The Hardness of the Functional Orientation 2-Color Problem

TL;DR

This paper investigates the computational complexity of the Functional Orientation 2-Color problem, establishing new hardness results and efficient algorithms for specific graph classes, thereby closing existing gaps in the problem's complexity landscape.

Contribution

It proves NP-completeness for planar graphs of maximum degree 6 and provides a linear time solution for graphs of maximum degree 5, resolving open questions in the problem's complexity.

Findings

NP-complete for planar graphs of maximum degree 6

Linear time algorithm for graphs of maximum degree 5

Problem is always solvable for graphs of maximum degree 5

Abstract

We consider the Functional Orientation 2-Color problem, which was introduced by Valiant in his seminal paper on holographic algorithms [SIAM J. Comput., 37(5), 2008]. For this decision problem, Valiant gave a polynomial time holographic algorithm for planar graphs of maximum degree 3, and showed that the problem is NP-complete for planar graphs of maximum degree 10. A recent result on defective graph coloring by Corr\^ea et al. [Australas.
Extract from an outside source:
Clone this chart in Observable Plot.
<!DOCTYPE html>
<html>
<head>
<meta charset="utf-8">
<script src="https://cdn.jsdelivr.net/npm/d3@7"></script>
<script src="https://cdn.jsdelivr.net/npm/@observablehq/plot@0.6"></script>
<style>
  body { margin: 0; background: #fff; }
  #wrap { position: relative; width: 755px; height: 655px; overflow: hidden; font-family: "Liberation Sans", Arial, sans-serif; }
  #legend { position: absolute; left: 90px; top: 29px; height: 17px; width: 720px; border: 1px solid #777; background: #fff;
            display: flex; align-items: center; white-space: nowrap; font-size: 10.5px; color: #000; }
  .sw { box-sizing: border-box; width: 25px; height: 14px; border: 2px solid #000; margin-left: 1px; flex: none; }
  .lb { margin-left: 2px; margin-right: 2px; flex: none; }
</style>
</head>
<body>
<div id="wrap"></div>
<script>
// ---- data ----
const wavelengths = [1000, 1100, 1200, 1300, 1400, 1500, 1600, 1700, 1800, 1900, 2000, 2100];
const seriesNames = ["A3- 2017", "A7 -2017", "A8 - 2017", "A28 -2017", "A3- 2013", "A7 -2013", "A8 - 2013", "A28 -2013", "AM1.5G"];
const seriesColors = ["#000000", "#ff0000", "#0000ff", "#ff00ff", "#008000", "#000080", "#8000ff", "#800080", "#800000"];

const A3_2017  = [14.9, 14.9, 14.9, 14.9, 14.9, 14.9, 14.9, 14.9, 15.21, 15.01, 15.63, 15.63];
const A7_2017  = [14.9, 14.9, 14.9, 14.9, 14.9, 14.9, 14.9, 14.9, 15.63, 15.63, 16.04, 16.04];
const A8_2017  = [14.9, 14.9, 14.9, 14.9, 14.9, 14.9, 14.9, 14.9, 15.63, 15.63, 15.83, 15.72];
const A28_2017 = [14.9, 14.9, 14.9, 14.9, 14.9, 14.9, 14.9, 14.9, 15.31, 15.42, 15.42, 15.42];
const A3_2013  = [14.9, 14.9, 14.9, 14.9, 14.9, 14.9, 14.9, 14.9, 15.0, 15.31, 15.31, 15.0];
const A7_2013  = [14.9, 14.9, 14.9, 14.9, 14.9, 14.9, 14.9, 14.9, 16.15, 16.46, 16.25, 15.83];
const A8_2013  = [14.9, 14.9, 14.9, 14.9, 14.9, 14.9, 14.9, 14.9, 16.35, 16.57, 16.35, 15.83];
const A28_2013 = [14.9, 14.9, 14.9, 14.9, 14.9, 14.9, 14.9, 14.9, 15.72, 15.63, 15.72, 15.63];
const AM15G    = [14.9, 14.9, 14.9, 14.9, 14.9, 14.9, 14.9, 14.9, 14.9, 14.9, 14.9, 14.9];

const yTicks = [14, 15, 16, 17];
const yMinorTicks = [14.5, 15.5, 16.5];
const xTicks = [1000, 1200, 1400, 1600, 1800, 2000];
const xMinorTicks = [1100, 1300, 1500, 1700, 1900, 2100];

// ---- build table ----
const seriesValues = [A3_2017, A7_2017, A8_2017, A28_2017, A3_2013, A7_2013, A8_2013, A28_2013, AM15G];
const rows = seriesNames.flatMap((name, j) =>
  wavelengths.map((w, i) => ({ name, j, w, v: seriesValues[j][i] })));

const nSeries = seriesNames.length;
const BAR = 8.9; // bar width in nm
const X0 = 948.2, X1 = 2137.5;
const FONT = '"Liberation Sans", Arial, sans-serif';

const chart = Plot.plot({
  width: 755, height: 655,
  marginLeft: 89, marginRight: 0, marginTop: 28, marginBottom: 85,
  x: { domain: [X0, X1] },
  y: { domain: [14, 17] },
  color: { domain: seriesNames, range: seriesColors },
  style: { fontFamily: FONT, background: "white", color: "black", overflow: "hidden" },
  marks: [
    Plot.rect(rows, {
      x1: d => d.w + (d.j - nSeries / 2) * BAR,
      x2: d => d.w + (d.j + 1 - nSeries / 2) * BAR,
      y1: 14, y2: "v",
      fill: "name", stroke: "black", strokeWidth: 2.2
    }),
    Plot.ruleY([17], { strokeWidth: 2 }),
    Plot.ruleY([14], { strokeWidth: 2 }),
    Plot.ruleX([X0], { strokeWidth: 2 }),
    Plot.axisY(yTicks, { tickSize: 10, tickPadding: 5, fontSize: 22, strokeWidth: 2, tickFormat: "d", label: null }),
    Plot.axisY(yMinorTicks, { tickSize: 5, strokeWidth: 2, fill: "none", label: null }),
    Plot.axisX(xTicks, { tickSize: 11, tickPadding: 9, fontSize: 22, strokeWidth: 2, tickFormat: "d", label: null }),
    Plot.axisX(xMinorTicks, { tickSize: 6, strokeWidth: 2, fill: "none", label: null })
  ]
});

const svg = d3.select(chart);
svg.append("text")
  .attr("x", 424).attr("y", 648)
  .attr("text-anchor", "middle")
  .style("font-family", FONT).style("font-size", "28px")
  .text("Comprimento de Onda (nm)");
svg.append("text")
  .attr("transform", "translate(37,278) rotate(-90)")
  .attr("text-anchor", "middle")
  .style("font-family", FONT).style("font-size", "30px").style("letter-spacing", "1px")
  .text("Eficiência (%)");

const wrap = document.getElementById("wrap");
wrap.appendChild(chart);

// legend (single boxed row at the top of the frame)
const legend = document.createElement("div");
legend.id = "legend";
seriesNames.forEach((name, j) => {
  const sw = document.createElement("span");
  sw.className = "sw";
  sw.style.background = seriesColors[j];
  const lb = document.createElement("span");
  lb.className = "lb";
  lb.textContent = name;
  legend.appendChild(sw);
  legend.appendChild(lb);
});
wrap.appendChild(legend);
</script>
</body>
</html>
J. Combin., 43, 2009] implies that the problem is already hard for planar graphs of maximum degree 8. Together, these results leave open the hardness question for graphs of maximum degree between 4 and 7. We close this gap by showing that the answer is always yes for arbitrary graphs of maximum degree 5, and that the problem is NP-complete for planar graphs of maximum degree 6. Moreover, for graphs of maximum degree 5, we note that a linear time algorithm for finding a solution exists.